__OBJECTIVE__: Produce an exact copy of the lines below that run from the line containing "Give me the" to the line containing "1.283, 1.412, 1.62];", inclusive; any picture is omitted.

__INFORMATION SUPPLIED__:
[Start]

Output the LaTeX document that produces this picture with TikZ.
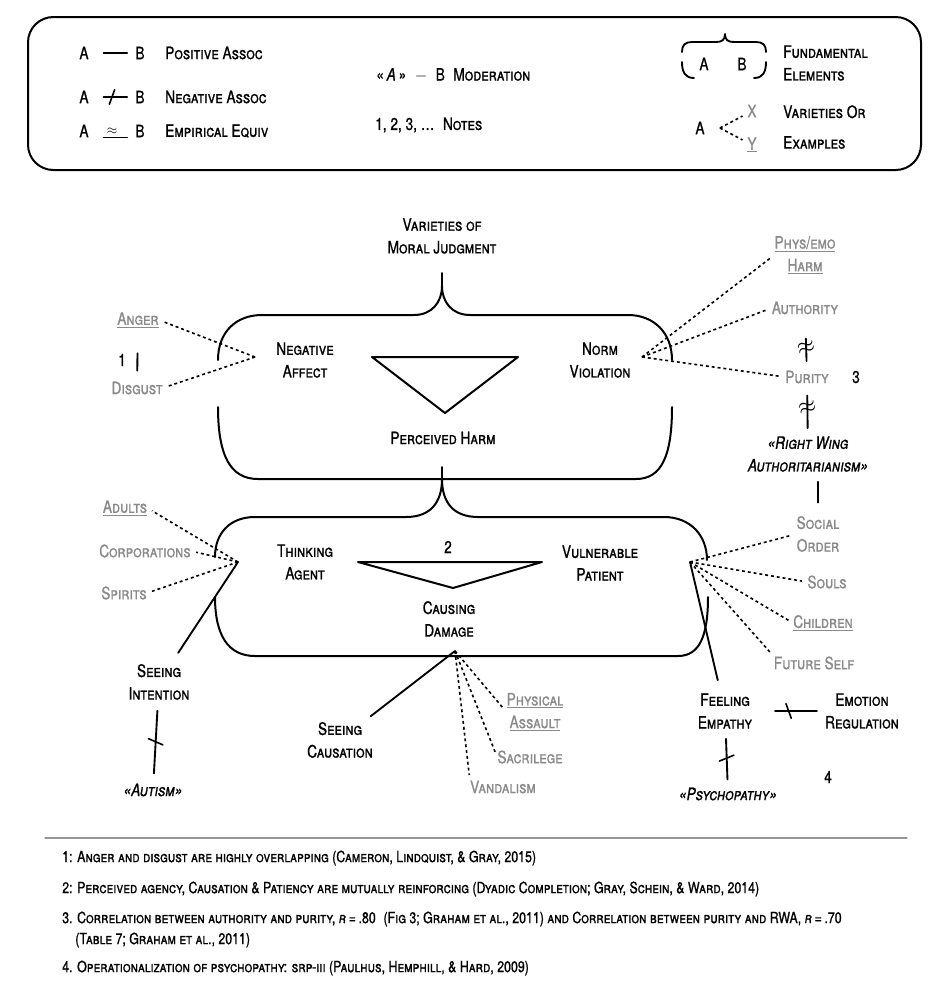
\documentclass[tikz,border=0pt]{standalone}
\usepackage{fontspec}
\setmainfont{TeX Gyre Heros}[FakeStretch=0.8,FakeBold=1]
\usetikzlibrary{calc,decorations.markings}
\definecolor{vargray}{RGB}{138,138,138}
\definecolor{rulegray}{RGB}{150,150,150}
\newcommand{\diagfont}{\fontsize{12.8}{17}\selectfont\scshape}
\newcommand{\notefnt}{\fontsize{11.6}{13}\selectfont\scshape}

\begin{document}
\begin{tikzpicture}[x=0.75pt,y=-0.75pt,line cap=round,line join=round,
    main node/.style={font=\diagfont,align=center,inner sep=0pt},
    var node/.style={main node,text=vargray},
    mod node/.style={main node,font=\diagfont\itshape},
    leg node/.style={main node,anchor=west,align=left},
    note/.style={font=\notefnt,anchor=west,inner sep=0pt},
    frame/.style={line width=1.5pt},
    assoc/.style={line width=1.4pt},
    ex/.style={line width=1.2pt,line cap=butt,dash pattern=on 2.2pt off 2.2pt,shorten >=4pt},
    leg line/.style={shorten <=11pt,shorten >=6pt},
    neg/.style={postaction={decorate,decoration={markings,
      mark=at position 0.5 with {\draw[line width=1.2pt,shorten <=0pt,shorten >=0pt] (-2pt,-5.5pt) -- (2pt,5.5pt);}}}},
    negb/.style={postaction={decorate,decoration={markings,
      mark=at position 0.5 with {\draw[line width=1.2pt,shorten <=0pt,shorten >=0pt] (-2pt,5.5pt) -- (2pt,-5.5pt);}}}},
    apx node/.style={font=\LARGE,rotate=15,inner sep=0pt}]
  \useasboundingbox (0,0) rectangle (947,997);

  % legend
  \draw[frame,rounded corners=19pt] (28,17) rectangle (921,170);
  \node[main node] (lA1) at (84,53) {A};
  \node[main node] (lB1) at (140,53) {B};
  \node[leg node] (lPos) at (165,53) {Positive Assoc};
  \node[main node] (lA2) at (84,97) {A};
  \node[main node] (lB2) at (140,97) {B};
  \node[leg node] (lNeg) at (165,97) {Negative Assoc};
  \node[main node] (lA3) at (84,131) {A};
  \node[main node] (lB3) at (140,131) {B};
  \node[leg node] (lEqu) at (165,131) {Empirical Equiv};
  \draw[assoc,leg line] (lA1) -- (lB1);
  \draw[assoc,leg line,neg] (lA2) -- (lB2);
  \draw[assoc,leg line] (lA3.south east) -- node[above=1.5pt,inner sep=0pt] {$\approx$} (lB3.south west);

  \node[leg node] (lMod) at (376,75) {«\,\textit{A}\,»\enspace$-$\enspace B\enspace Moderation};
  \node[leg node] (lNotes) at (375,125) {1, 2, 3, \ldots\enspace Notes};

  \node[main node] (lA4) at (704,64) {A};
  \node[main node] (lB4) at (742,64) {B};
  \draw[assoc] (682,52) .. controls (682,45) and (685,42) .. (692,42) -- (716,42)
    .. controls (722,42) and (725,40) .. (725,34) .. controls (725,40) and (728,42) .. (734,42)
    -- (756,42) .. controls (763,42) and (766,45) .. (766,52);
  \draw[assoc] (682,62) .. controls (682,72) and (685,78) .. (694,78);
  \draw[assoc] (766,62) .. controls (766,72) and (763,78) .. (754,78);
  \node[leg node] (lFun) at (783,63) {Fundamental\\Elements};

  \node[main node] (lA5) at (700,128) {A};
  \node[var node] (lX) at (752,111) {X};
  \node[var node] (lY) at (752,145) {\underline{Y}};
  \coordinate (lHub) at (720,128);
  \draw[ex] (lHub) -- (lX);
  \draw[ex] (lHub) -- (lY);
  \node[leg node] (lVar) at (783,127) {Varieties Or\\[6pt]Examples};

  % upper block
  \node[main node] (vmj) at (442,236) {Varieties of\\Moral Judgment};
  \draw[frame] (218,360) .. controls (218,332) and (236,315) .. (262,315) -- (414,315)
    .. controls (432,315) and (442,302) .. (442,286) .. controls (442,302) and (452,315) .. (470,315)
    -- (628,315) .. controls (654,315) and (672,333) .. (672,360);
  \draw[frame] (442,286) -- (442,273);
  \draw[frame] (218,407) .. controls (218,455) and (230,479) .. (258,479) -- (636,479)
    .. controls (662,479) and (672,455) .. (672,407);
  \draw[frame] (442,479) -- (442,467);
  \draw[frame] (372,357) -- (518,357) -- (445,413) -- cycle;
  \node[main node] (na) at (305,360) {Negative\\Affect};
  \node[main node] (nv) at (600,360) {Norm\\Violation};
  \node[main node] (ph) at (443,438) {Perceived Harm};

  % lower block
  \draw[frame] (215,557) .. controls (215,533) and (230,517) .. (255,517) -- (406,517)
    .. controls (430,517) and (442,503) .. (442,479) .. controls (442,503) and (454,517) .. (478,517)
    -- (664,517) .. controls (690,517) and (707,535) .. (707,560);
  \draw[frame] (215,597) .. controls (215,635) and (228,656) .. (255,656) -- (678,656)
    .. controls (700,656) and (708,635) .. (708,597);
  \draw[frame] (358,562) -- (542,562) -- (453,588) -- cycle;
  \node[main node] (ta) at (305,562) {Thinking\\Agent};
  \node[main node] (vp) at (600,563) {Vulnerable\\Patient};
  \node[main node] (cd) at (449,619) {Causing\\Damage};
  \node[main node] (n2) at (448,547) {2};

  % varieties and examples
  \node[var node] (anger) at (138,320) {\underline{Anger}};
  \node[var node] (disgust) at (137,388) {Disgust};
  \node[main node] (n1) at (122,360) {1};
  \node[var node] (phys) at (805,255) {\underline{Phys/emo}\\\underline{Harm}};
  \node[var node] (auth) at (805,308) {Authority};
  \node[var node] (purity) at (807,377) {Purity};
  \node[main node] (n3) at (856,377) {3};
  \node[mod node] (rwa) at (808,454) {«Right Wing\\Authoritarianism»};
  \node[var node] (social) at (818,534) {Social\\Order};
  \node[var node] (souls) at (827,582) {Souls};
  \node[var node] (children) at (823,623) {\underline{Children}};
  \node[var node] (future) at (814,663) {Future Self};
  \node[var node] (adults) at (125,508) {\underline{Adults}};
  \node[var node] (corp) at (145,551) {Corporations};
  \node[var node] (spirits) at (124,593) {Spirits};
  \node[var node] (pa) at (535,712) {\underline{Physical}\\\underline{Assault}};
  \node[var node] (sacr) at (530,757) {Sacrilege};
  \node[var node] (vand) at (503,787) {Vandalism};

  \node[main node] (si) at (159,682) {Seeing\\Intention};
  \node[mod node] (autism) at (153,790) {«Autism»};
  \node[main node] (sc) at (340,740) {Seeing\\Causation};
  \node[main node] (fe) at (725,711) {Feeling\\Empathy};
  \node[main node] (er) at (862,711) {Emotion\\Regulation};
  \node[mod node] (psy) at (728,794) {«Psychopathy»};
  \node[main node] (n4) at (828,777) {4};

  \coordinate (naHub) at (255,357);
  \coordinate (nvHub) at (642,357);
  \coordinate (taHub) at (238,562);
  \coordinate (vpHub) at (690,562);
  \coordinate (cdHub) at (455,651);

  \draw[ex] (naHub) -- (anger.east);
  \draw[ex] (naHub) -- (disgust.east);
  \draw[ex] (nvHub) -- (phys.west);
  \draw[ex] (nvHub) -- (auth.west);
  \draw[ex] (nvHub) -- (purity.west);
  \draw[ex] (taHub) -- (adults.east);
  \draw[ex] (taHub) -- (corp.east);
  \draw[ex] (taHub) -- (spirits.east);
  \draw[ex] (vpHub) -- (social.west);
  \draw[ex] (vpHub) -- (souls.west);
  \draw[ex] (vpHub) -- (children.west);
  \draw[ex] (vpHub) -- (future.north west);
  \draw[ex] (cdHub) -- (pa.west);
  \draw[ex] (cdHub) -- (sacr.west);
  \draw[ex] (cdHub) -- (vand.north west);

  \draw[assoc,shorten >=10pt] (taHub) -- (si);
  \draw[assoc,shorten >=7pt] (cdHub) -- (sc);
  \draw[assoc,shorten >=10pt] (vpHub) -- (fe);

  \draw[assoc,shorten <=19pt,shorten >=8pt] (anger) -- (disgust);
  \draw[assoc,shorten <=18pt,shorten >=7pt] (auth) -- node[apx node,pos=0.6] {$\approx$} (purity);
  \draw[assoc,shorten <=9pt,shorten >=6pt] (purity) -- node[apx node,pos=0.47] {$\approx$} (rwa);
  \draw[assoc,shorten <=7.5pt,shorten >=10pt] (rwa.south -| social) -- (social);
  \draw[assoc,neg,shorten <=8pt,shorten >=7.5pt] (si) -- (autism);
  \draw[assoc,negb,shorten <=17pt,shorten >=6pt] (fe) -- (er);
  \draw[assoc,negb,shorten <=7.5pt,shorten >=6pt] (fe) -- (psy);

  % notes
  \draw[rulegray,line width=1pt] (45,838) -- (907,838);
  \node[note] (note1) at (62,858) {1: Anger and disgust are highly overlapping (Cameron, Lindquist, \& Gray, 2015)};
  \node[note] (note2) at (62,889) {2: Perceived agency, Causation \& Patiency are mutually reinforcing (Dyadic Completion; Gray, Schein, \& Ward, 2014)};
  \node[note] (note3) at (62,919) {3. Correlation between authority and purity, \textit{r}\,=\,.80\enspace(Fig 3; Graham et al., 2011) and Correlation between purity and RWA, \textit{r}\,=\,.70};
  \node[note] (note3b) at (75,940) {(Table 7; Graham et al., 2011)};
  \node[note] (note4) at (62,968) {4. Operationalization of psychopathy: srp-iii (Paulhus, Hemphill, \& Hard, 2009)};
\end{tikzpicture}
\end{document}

[End]
[Start]

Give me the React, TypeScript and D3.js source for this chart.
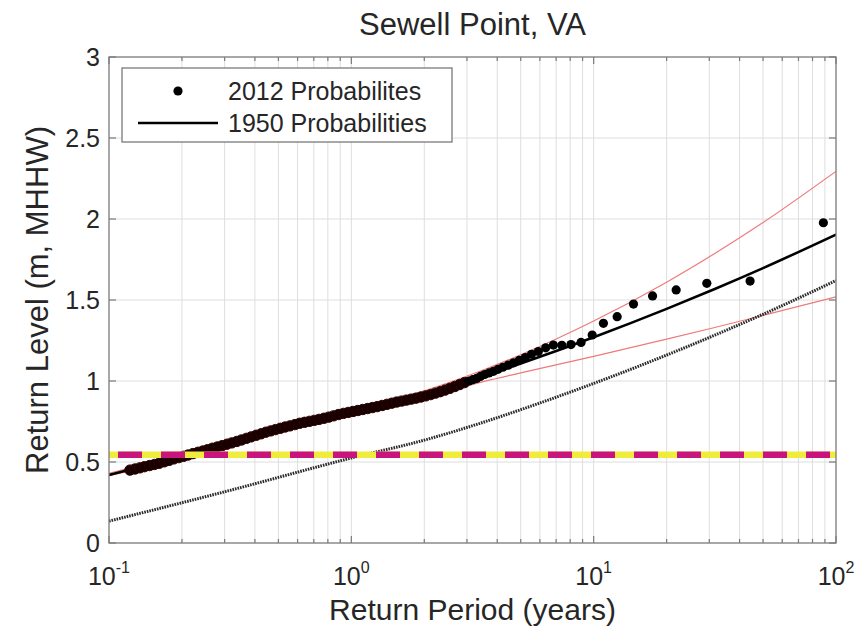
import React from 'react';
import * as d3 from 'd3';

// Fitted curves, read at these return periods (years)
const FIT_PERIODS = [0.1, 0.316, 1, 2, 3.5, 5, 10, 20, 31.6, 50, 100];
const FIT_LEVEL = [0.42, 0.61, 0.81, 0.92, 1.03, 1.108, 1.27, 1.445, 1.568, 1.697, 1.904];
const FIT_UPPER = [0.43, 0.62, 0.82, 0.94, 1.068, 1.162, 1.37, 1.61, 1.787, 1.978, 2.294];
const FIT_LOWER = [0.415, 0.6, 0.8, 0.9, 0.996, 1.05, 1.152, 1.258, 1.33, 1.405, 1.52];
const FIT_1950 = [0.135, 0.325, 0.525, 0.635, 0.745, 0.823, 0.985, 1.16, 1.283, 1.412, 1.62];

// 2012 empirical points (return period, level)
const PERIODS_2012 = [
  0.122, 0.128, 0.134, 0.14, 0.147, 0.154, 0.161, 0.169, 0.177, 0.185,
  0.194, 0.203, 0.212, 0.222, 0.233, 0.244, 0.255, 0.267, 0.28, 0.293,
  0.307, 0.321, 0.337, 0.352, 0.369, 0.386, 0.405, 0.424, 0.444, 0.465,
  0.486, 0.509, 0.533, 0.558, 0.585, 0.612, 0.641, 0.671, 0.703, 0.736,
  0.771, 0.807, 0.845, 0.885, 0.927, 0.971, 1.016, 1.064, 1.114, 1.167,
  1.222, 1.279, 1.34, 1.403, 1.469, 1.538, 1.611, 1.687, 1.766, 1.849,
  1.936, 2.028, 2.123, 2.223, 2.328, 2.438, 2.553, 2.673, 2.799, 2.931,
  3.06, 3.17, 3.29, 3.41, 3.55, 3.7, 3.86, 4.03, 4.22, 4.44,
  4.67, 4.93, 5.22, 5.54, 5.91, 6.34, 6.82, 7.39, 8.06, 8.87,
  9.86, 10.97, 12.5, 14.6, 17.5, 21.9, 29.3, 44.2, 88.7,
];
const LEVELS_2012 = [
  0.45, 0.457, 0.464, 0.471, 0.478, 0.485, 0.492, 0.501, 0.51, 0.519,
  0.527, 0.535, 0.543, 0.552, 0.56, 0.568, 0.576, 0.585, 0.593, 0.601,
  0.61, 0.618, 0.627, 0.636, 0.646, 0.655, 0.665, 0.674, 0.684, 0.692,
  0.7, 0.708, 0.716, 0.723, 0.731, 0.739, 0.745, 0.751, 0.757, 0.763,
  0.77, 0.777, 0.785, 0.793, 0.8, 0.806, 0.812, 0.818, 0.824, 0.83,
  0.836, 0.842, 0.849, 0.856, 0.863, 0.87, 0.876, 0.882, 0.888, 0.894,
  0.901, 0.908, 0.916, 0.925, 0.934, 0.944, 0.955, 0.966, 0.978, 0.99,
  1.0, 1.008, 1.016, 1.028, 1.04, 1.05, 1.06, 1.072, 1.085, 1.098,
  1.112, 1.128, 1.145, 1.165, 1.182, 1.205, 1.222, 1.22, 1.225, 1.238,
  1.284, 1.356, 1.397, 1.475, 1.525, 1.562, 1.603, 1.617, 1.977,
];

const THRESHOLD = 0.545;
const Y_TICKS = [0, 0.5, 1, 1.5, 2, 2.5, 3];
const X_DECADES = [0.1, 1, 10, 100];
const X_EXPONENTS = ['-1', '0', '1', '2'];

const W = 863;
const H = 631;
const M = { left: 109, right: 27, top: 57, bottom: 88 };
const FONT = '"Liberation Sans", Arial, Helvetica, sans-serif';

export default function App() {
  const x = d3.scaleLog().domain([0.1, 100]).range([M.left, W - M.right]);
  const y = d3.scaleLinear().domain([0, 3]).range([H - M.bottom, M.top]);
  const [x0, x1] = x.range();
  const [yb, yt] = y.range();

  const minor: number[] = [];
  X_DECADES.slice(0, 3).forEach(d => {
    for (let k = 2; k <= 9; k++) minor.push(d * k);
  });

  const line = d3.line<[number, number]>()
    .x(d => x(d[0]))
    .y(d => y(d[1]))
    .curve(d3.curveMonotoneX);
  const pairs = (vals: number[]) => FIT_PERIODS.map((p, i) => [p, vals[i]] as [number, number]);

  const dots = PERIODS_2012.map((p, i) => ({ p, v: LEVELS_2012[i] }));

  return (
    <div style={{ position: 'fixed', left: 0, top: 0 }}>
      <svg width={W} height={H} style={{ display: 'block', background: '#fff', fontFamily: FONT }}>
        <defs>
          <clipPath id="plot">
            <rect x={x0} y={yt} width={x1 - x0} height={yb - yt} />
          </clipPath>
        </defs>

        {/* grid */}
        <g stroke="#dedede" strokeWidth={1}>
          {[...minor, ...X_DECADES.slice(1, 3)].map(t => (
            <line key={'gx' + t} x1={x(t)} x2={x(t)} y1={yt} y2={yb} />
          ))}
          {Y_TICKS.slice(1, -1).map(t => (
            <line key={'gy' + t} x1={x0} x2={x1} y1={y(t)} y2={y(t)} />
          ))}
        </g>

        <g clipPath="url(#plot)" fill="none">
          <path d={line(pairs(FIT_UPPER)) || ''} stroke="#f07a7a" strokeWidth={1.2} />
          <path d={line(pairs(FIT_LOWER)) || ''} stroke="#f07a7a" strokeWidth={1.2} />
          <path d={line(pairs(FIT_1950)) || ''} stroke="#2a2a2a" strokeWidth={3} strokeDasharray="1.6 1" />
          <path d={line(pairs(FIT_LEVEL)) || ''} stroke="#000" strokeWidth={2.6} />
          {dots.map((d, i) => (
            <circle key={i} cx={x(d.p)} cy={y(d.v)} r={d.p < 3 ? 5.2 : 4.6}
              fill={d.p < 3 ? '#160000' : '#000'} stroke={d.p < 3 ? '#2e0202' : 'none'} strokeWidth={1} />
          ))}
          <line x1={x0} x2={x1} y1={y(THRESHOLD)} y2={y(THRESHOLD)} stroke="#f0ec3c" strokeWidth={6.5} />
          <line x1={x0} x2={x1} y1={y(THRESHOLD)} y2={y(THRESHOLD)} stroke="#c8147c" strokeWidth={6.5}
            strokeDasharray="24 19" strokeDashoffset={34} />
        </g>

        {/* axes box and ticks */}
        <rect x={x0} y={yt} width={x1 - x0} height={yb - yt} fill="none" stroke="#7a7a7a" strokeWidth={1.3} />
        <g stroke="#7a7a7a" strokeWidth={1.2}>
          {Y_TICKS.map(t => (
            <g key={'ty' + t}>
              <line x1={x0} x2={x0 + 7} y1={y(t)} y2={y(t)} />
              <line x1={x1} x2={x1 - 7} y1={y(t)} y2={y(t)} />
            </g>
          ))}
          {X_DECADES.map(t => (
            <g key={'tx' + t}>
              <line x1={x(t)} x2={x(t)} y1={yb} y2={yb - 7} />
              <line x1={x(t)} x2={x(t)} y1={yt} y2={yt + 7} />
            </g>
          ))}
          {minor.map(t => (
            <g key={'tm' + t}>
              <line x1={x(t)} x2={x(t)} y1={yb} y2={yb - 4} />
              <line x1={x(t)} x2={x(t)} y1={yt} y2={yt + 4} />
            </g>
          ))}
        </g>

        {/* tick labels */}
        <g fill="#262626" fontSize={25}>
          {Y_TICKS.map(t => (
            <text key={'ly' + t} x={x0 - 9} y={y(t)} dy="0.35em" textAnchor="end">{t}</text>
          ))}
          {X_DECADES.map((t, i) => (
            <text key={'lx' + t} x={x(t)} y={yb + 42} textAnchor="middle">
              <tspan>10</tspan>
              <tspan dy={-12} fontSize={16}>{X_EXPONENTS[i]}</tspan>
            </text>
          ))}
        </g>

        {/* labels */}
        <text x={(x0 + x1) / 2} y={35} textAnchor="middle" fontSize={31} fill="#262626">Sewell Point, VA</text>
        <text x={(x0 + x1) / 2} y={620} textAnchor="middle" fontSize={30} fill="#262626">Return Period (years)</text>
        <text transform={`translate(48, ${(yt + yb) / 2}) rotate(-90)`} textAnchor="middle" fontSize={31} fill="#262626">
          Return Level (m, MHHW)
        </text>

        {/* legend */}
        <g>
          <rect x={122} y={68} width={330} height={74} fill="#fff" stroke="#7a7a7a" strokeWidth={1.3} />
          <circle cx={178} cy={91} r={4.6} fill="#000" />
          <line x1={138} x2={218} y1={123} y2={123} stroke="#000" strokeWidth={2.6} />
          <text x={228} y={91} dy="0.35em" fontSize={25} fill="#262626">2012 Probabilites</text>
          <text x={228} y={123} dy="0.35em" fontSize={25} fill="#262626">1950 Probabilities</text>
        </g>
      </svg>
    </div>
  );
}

[End]
[Start]

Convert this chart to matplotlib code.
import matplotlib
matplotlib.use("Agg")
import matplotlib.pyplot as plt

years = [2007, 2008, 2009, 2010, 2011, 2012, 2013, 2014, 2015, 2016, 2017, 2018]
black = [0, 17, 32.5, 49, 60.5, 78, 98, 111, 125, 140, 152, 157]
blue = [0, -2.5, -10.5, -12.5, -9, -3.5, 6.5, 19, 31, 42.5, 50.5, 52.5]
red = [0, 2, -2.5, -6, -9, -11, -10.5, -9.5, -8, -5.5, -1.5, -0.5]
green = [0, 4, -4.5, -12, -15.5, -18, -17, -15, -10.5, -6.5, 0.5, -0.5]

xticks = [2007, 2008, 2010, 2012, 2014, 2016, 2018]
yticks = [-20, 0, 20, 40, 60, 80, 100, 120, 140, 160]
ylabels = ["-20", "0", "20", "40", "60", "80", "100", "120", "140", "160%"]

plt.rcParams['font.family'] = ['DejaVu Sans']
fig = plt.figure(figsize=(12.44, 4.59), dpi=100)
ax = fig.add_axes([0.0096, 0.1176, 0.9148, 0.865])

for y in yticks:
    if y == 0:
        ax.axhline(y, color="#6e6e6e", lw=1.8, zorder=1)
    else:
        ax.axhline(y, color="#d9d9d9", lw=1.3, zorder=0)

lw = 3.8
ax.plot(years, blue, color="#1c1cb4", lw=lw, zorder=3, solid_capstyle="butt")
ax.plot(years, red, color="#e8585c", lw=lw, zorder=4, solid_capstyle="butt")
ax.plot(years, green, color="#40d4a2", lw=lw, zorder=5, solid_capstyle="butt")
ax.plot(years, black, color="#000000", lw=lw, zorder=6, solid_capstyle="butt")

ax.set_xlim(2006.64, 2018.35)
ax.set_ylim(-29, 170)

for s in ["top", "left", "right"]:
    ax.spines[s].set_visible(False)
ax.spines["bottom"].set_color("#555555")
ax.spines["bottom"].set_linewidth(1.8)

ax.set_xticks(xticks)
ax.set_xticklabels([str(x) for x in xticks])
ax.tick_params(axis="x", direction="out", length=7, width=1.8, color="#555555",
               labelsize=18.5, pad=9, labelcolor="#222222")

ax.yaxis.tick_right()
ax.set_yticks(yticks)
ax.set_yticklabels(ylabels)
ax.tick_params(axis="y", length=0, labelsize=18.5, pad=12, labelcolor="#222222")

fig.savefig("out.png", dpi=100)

[End]

__SOLUTION TO THIS TASK__:
Give me the React, TypeScript and D3.js source for this chart.
import React from 'react';
import * as d3 from 'd3';

// Fitted curves, read at these return periods (years)
const FIT_PERIODS = [0.1, 0.316, 1, 2, 3.5, 5, 10, 20, 31.6, 50, 100];
const FIT_LEVEL = [0.42, 0.61, 0.81, 0.92, 1.03, 1.108, 1.27, 1.445, 1.568, 1.697, 1.904];
const FIT_UPPER = [0.43, 0.62, 0.82, 0.94, 1.068, 1.162, 1.37, 1.61, 1.787, 1.978, 2.294];
const FIT_LOWER = [0.415, 0.6, 0.8, 0.9, 0.996, 1.05, 1.152, 1.258, 1.33, 1.405, 1.52];
const FIT_1950 = [0.135, 0.325, 0.525, 0.635, 0.745, 0.823, 0.985, 1.16, 1.283, 1.412, 1.62];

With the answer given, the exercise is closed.